Put your hope in God,
   for I will yet praise him,
   my Savior and my God.

    6 My soul is downcast within me;
   therefore I will remember you
from the land of the Jordan,
   the heights of Hermon—from Mount Mizar.

7 Deep calls to deep
   in the roar of your waterfalls;
all your waves and breakers
   have swept over me.

    8 By day the LORD directs his love,
   at night his song is with me—
   a prayer to the God of my life.

    9 I say to God my Rock,
   “Why have you forgotten me?
Why must I go about mourning,
   oppressed by the enemy?”

10 My bones suffer mortal agony
   as my foes taunt me,
saying to me all day long,
   “Where is your God?”

    11 Why, my soul, are you downcast?
   Why so disturbed within me?
Put your hope in God,
   for I will yet praise him,
   my Savior and my God.


8. Jehovah will command his loving-kindness by day The verb here used is of the future tense; but I do not deny that, according to the Hebrew idiom, it might be rendered in the past tense, as some do who think that David here enumerates the benefits which he had formerly received from God, in order by contrast to add greater force to the complaint which he makes of his present sad and miserable condition; as if he had said, How comes it to pass that God, who formerly manifested so much kindness towards me, having as it were changed his mind, now deals towards me with great severity? But as there is no sufficient reason for changing the tense of the verb, and as the other interpretation seems more in accordance with the scope of the text, let us adhere to it. I do not, indeed, positively deny, that for the strengthening of his faith, David calls to memory the benefits which he had already experienced from God; but I think that he here promises himself deliverance in future, though it be as yet hidden from him.
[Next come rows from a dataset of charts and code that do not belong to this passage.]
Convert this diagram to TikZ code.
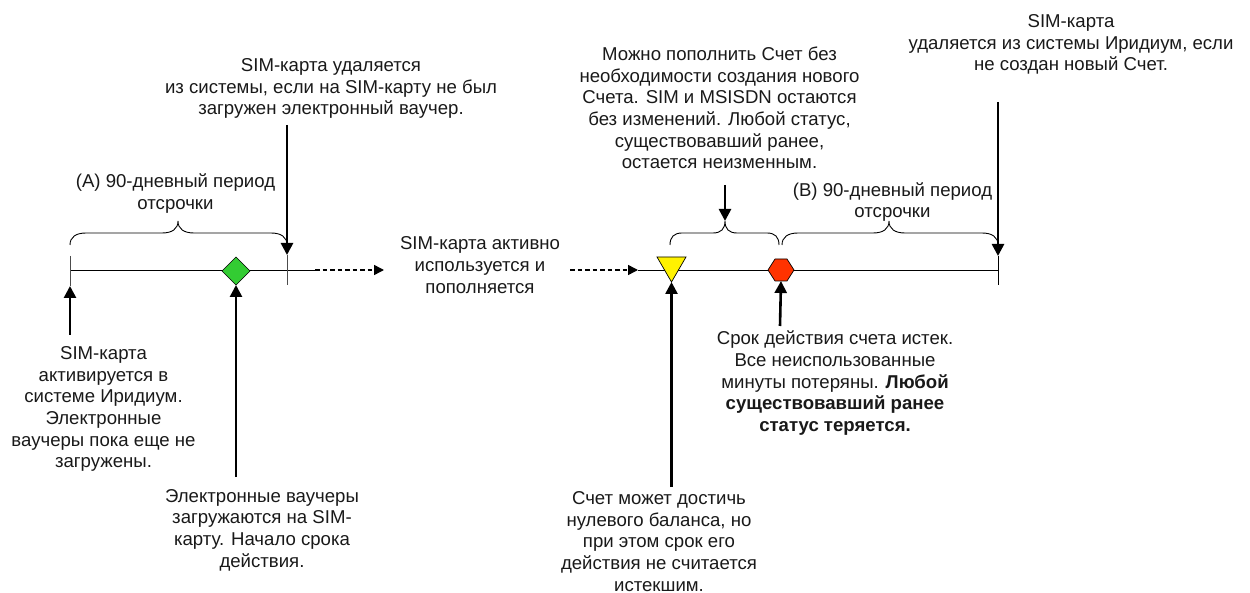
\documentclass[tikz,border=0pt]{standalone}
\usepackage{fontspec}
\setmainfont{Liberation Sans}
\usetikzlibrary{arrows.meta}
\definecolor{dgreen}{RGB}{51,204,51}
\definecolor{hexred}{RGB}{255,51,0}
\begin{document}
\begin{tikzpicture}[x=1pt,y=-1pt,
  lbl/.style={align=center,inner sep=0pt,font=\fontsize{18.6}{21.7}\selectfont,text=black!90},
  ptr/.style={line width=2.6pt,-{Triangle[length=12pt,width=12pt]}},
  axis/.style={line width=0.9pt},
  tickline/.style={line width=0.9pt,draw=black!70},
  dashar/.style={line width=1.5pt,dash pattern=on 4.5pt off 3pt,-{Triangle[length=10pt,width=10pt]}},
  brace/.style={line width=0.9pt},
  marker/.style={draw=black,line width=.7pt}]
\useasboundingbox (0,0) rectangle (1250,593);
% timeline coordinates
\coordinate (a0) at (70,270);
\coordinate (a0t) at (70,256);
\coordinate (a0b) at (70,286);
\coordinate (a1) at (287,270);
\coordinate (a1t) at (287,255);
\coordinate (a1b) at (287,285);
\coordinate (a2) at (315,270);
\coordinate (a3) at (384,270);
\coordinate (b0) at (570,270);
\coordinate (b1) at (638,270);
\coordinate (b2) at (998,270);
\coordinate (b2t) at (998,256);
\coordinate (b2b) at (998,285);
\draw[axis] (a0) -- (a2);
\draw[axis] (b1) -- (b2);
\draw[tickline] (a0t) -- (a0b);
\draw[tickline] (a1t) -- (a1b);
\draw[axis] (b2t) -- (b2b);
\draw[dashar] (a2) -- (a3);
\draw[dashar] (b0) -- (b1);
% markers
\path[marker,fill=dgreen]
  (236,257) -- (250,271) -- (236,285) coordinate (db) -- (222,271) -- cycle;
\path[marker,fill=yellow]
  (657,257) -- (686,257) -- (671.5,282) coordinate (tb) -- cycle;
\path[marker,fill=hexred]
  (768,270) -- (775,259) -- (787,259) -- (794,270) -- (787,281) -- (775,281) -- cycle;
\coordinate (hb) at (781,281);
% braces
\draw[brace] (70,245) .. controls (70,237) and (76,233) .. (86,233) -- (162,233)
  .. controls (172,233) and (178,229) .. (178,221)
  .. controls (178,229) and (184,233) .. (194,233) -- (271,233)
  .. controls (281,233) and (287,237) .. (287,245);
\draw[brace] (670,245) .. controls (670,237) and (674,233) .. (682,233) -- (713,233)
  .. controls (721,233) and (725,229) .. (725,221)
  .. controls (725,229) and (729,233) .. (737,233) -- (767,233)
  .. controls (775,233) and (779,237) .. (779,245);
\draw[brace] (782,245) .. controls (782,237) and (788,233) .. (798,233) -- (873,233)
  .. controls (883,233) and (889,229) .. (889,221)
  .. controls (889,229) and (895,233) .. (905,233) -- (982,233)
  .. controls (992,233) and (998,237) .. (998,245);
% labels
\node[lbl] (t1) at (331,88.5) {SIM-карта удаляется\\из системы, если на SIM-карту не был\\загружен электронный ваучер.};
\node[lbl] (t2) at (175.5,193.5) {(A) 90-дневный период\\отсрочки};
\node[lbl] (t3) at (480,265) {SIM-карта активно\\используется и\\пополняется};
\node[lbl] (t4) at (719.5,108) {Можно пополнить Счет без\\необходимости создания нового\\Счета. SIM и MSISDN остаются\\без изменений. Любой статус,\\существовавший ранее,\\остается неизменным.};
\node[lbl] (t5) at (1071,44.5) {SIM-карта\\удаляется из системы Иридиум, если\\не создан новый Счет.};
\node[lbl] (t6) at (892.5,202) {(B) 90-дневный период\\отсрочки};
\node[lbl] (t7) at (103.5,409) {SIM-карта\\активируется в\\системе Иридиум.\\Электронные\\ваучеры пока еще не\\загружены.};
\node[lbl] (t8) at (262,530) {Электронные ваучеры\\загружаются на SIM-\\карту. Начало срока\\действия.};
\node[lbl] (t9) at (659,541.5) {Счет может достичь\\нулевого баланса, но\\при этом срок его\\действия не считается\\истекшим.};
\node[lbl] (t10) at (835,383.3) {Срок действия счета истек.\\Все неиспользованные\\минуты потеряны. \textbf{Любой}\\\textbf{существовавший ранее}\\\textbf{статус теряется.}};
% pointers
\coordinate (p1) at (287,125);
\coordinate (p4) at (725,185);
\coordinate (p5) at (998,102);
\coordinate (p7) at (70,335);
\coordinate (p8) at (236,477);
\coordinate (p9) at (671.5,487);
\coordinate (p10) at (780,326);
\draw[ptr] (p1) -- (a1t);
\draw[ptr] (p4) -- (725,221);
\draw[ptr] (p5) -- (b2t);
\draw[ptr] (p7) -- (a0b);
\draw[ptr] (p8) -- (db);
\draw[ptr] (p9) -- (tb);
\draw[ptr] (p10) -- (hb);
\end{tikzpicture}
\end{document}
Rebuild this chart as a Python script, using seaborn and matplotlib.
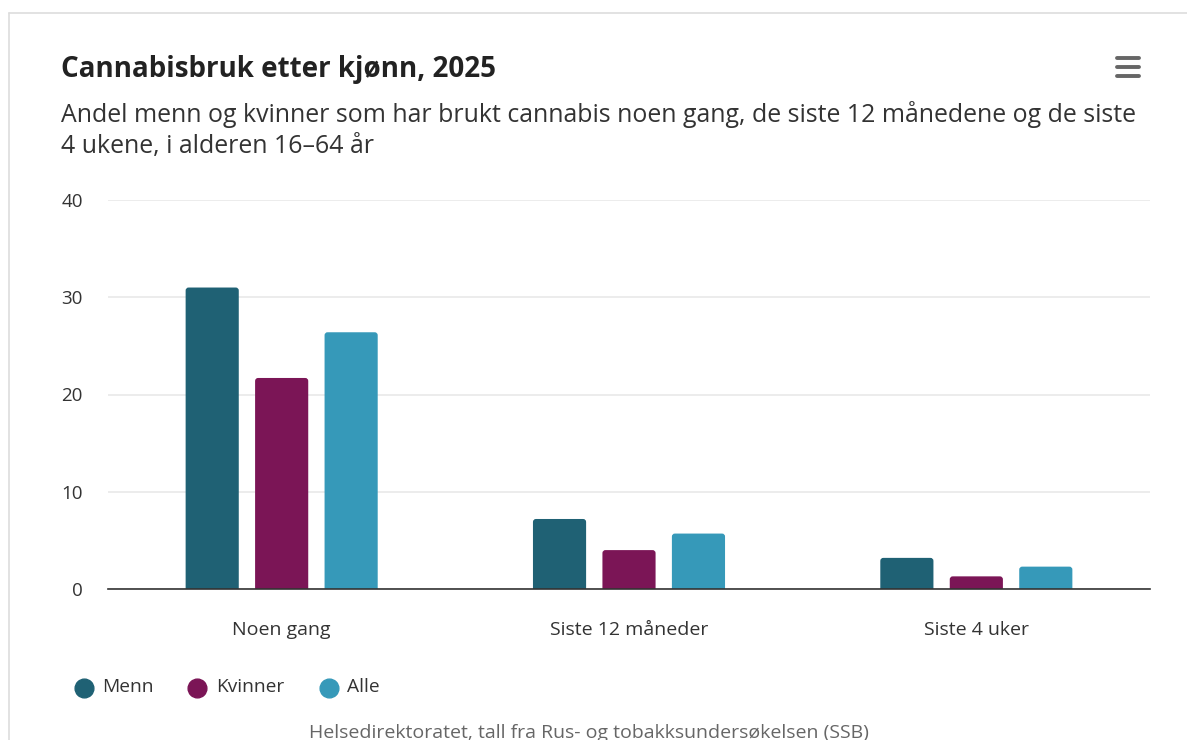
import matplotlib
matplotlib.use("Agg")
import matplotlib.pyplot as plt
from matplotlib.lines import Line2D
from matplotlib.patches import FancyBboxPatch
import seaborn as sns
import pandas as pd

# Data: share (%) of population aged 16-64 who have used cannabis
categories = ["Noen gang", "Siste 12 måneder", "Siste 4 uker"]
groups = ["Menn", "Kvinner", "Alle"]
menn = [31.0, 7.2, 3.2]
kvinner = [21.7, 4.0, 1.3]
alle = [26.4, 5.7, 2.3]
y_ticks = [0, 10, 20, 30, 40]

colors = ["#1f6174", "#7b1556", "#3699b9"]

df = pd.DataFrame({
    "kategori": categories * 3,
    "gruppe": [g for g in groups for _ in categories],
    "andel": menn + kvinner + alle,
})

sns.set_theme(style="white")
plt.rcParams["font.family"] = ["Open Sans", "DejaVu Sans"]

W, H = 1187, 740
fig = plt.figure(figsize=(W / 100, H / 100), dpi=100)
ax = fig.add_axes([108 / W, 1 - 589 / H, (1150 - 108) / W, (589 - 200) / H])

sns.barplot(data=df, x="kategori", y="andel", hue="gruppe", order=categories,
            hue_order=groups, palette=colors, width=0.6, gap=0.235,
            saturation=1, legend=False, ax=ax, zorder=3)

ax.set_ylim(0, 40)
ax.set_xlim(-0.5, 2.5)

# Give the bars slightly rounded top corners (bottom corners hidden below the baseline)
px_x = 3.0 / (1042 / 3.0)   # ~3 px in x data units
px_y = 3.0 / (389 / 40.0)   # ~3 px in y data units
for p in list(ax.patches):
    x0, w, h = p.get_x(), p.get_width(), p.get_height()
    fc = p.get_facecolor()
    p.remove()
    ax.add_patch(FancyBboxPatch((x0, -px_y * 1.5), w, h + px_y * 1.5,
                                boxstyle=f"round,pad=0,rounding_size={px_x}",
                                mutation_aspect=px_y / px_x, facecolor=fc,
                                edgecolor="none", zorder=3))

ax.set_yticks(y_ticks)
ax.set_yticklabels([str(t) for t in y_ticks])
ax.grid(axis="y", color="#e9e9e9", linewidth=1.2, zorder=0)
ax.grid(axis="x", visible=False)
for side in ["top", "right", "left"]:
    ax.spines[side].set_visible(False)
ax.spines["bottom"].set_color("#333333")
ax.spines["bottom"].set_linewidth(1.2)
ax.spines["bottom"].set_zorder(4)
ax.set_xlabel("")
ax.set_ylabel("")
ax.tick_params(axis="y", length=0, pad=18, labelsize=13.5, labelcolor="#333333")
ax.tick_params(axis="x", length=0, pad=23, labelsize=14, labelcolor="#333333")

# Card frame
fig.add_artist(Line2D([9 / W, 1], [1 - 12.5 / H, 1 - 12.5 / H],
                      color="#dddddd", linewidth=1.2, transform=fig.transFigure))
fig.add_artist(Line2D([9 / W, 9 / W], [0, 1 - 12.5 / H],
                      color="#dddddd", linewidth=1.2, transform=fig.transFigure))

# Title and subtitle
fig.text(61 / W, 1 - 70 / H, "Cannabisbruk etter kjønn, 2025",
         fontsize=20, fontweight="bold", color="#222222", va="center", ha="left")
fig.text(61 / W, 1 - 114 / H,
         "Andel menn og kvinner som har brukt cannabis noen gang, de siste 12 månedene og de siste",
         fontsize=17.9, color="#333333", va="center", ha="left")
fig.text(61 / W, 1 - 146 / H, "4 ukene, i alderen 16–64 år",
         fontsize=17.9, color="#333333", va="center", ha="left")

# Menu icon
for yy in [58, 67, 76]:
    fig.add_artist(Line2D([1117 / W, 1139 / W], [1 - yy / H, 1 - yy / H],
                          color="#666666", linewidth=2.8, solid_capstyle="round",
                          transform=fig.transFigure))

# Legend: circle markers with labels
legend_marker_x = [84, 197, 329]
legend_text_x = [102, 216, 347]
legend_y = 1 - 687.5 / H
for g, c, mx, tx in zip(groups, colors, legend_marker_x, legend_text_x):
    fig.add_artist(Line2D([mx / W], [legend_y], marker="o", linestyle="",
                          markersize=13.5, markerfacecolor=c, markeredgecolor=c,
                          transform=fig.transFigure))
    fig.text(tx / W, legend_y, g, fontsize=13.8, color="#333333",
             va="center", ha="left")

# Source credit
fig.text(589 / W, 1 - 733 / H,
         "Helsedirektoratet, tall fra Rus- og tobakksundersøkelsen (SSB)",
         fontsize=14, color="#666666", va="center", ha="center")

fig.savefig("out.png", dpi=100, facecolor="white")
I have, therefore, no desire to raise any discussion regarding the verb, whether it should be taken in the future or in the past tense, provided only it be fully admitted that the argument of David is to this effect: Why should I not expect that God will be merciful to me, so that in the day-time his loving-kindness may be manifested towards me, and by night upon my bed a song of joy be with me? He, no doubt, places this ground of comfort in opposition to the sorrow which he might well apprehend from the dreadful tokens of the divine displeasure, which he has enumerated in the preceding verse. The prayer of which he speaks in the end of the verse is not to be understood as the prayer of an afflicted or sorrowful man; but it comprehends an expression of the delight which is experienced when God, by manifesting his favor to us, gives us free access into his presence. And, therefore, he also calls him the God of his life, because from the knowledge of this arises cheerfulness of heart.